The exchange has become known as the “Melian Dialogue.” Here is one of the key passages:
Melians: “But we believe that [the Lacedaemonians] would be more likely to face even danger for our sake, and with more confidence than for others, as our nearness to the Peloponnese makes it easier for them to act, and our common blood ensures our fidelity.”
Athenians: “Yes, but what an intending ally trusts to, is not the goodwill of those who ask his aid, but a decided superiority of power for action; and the Lacedaemonians look to this even more than others … it is only with numerous allies that they attack a neighbor; now is it likely that while we are masters of the sea they will cross over to an island?”
Melians: “But they would have others to send …”
Athenians: ” …we are struck by the fact, that after saying you would consult for the safety of your country, in all this discussion you have mentioned nothing which men might trust to and think to be saved by.
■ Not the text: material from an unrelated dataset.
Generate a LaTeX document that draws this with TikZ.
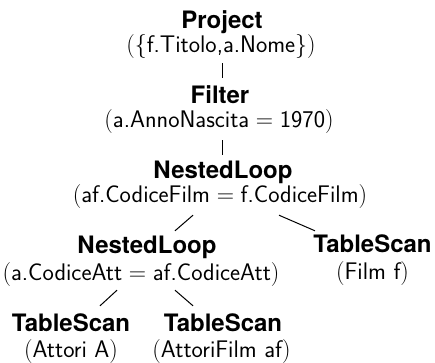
\RequirePackage{fix-cm}
\documentclass[tikz,border=0pt]{standalone}
\usepackage{fontspec}
\newfontfamily\opfont{TeX Gyre Heros}
\usetikzlibrary{calc}

% operator name and its argument, both set on their baseline
\tikzset{
  opname/.style={anchor=base, inner sep=0pt, text height=17pt, text depth=5pt,
    font=\opfont\bfseries\fontsize{24}{27}\selectfont},
  oparg/.style={anchor=base, inner sep=0pt, text height=16pt, text depth=5.5pt,
    font=\fontsize{24}{27}\selectfont},
  edge/.style={line width=1pt}
}
\newcommand{\sfv}[1]{\textsf{#1}}

\begin{document}
\begin{tikzpicture}[x=1pt,y=1pt]
\useasboundingbox (0,0) rectangle (435,-362);

\node[opname] (proj)  at (222,-28)  {Project};
\node[oparg]  (projs) at (221,-52)  {$(\{\sfv{f.Titolo,a.Nome}\})$};

\node[opname] (filt)  at (220,-103) {Filter};
\node[oparg]  (filts) at (219,-127) {$(\sfv{a.AnnoNascita}=\sfv{1970})$};

\node[opname] (nlA)   at (223,-178) {NestedLoop};
\node[oparg]  (nlAs)  at (220,-202) {$(\sfv{af.CodiceFilm}=\sfv{f.CodiceFilm})$};

\node[opname] (nlB)   at (147,-253) {NestedLoop};
\node[oparg]  (nlBs)  at (141,-280) {$(\sfv{a.CodiceAtt}=\sfv{af.CodiceAtt})$};

\node[opname] (tsF)   at (372.5,-252) {TableScan};
\node[oparg]  (tsFs)  at (372.5,-279) {$(\sfv{Film f})$};

\node[opname] (tsA)   at (71,-331)  {TableScan};
\node[oparg]  (tsAs)  at (71,-357)  {$(\sfv{Attori A})$};

\node[opname] (tsAF)  at (223,-331) {TableScan};
\node[oparg]  (tsAFs) at (221.5,-357) {$(\sfv{AttoriFilm af})$};

% tree edges
\draw[edge] ($(projs.south)+(1,-5.5)$) -- ($(filt.north)+(2,8)$);
\draw[edge] ($(filts.south)+(3,-7.5)$) -- ($(nlA.north)+(-1,6)$);
\draw[edge] ($(nlAs.south)+(-27,-7.5)$) -- ($(nlB.north)+(28,5)$);
\draw[edge] ($(nlAs.south)+(59,-7.5)$) -- ($(tsF.north)+(-57.5,4)$);
\draw[edge] ($(nlBs.south)+(-24,-4.5)$) -- ($(tsA.north)+(29,8)$);
\draw[edge] ($(nlBs.south)+(34,-4.5)$) -- ($(tsAF.north)+(-30,8)$);
\end{tikzpicture}
\end{document}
Your strongest arguments depend upon hope and the future, and your actual resources are too scanty, as compared with those arrayed against you, for you to come out victorious.”
Nevertheless, the Melians refuse to bend. The Athenians leave, but eventually return; Lacedaemon does not, in fact, send help; and the Athenian force wipes the island out, slaughtering or enslaving all the inhabitants. Later that year Euripides, the Greek playwright, came out with his tragedy The Trojan Women — which, though it ostensibly portrays the brutal aftermath of the Greek conquest of Troy, was known by its audience to be a commentary on what happened to Melos.